Book building is a process of price discovery. It is a mechanism where, during the period for which the IPO is open, bids are collected from investors at various prices, which are above or equal to the floor price. The offer price is determined after the bid closing date.
Understanding Book Building
Book building has surpassed the 'fixed pricing' method, where the price is set prior to investor participation, to become the de facto mechanism by which companies price their IPOs. The process of price discovery involves generating and recording investor demand for shares before arriving at an issue price that will satisfy both the company offering the IPO and the market. It is highly recommended by all the major stock exchanges as the most efficient way to price securities.
IPO Pricing Risk
With any IPO, there is a risk of the stock being overpriced or undervalued when the initial price is set. If it is overpriced, it may discourage investor interest if they are not certain that the company’s price corresponds with its actual value.

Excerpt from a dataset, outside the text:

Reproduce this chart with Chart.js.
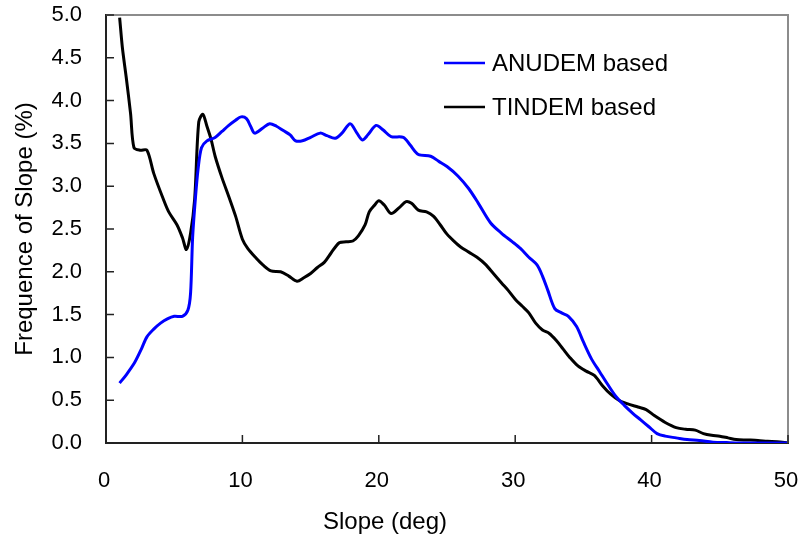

This reaction within the marketplace can cause the price to fall further, lowering the value of shares that have already been secured.
In cases where a stock is undervalued, it is considered to be a missed opportunity on the part of the issuing company as it could have generated more funds than were acquired as part of the IPO.
The book building process comprises these steps:
- The issuing company hires an investment bank to act as an underwriter who is tasked with determining the price range the security can be sold for and drafting a prospectus to send out to the institutional investing community.
- The investment bank invites investors, normally large scale buyers and fund managers, to submit bids on the number of shares that they are interested in buying and the prices that they would be willing to pay.
- The book is 'built' by listing and evaluating the aggregated demand for the issue from the submitted bids. The underwriter analyzes the information and uses a weighted average to arrive at the final price for the security, which is termed the cutoff price.
- The underwriter has to, for the sake of transparency, publicize the details of all the bids that were submitted.
- Shares are allocated to the accepted bidders.
Even if the information collected during the book building process suggests a particular price point is best, that does not guarantee a large number of actual purchases once the IPO is open to buyers. Further, it is not a requirement that the IPO be offered at that price suggested during the analysis.
eg:If Company XYZ opens ipo of 50000and the bid come as follows :
Price Number of shares bidded
100 25050
110 30000
120 35000
130 20000
140 15000
150 15000
Here the cumulative shares bidded from maximum price would be equal to 50000 at 130.(15000+15000+20000). In this case the cutoff price would be decided as Rs130 and all the price below that would not be allotted the shares. Also the price above the cutoff price would also be refunded. Here 10 and 20 rs would be refunded to those who applied for 140 and 150 rs respectively.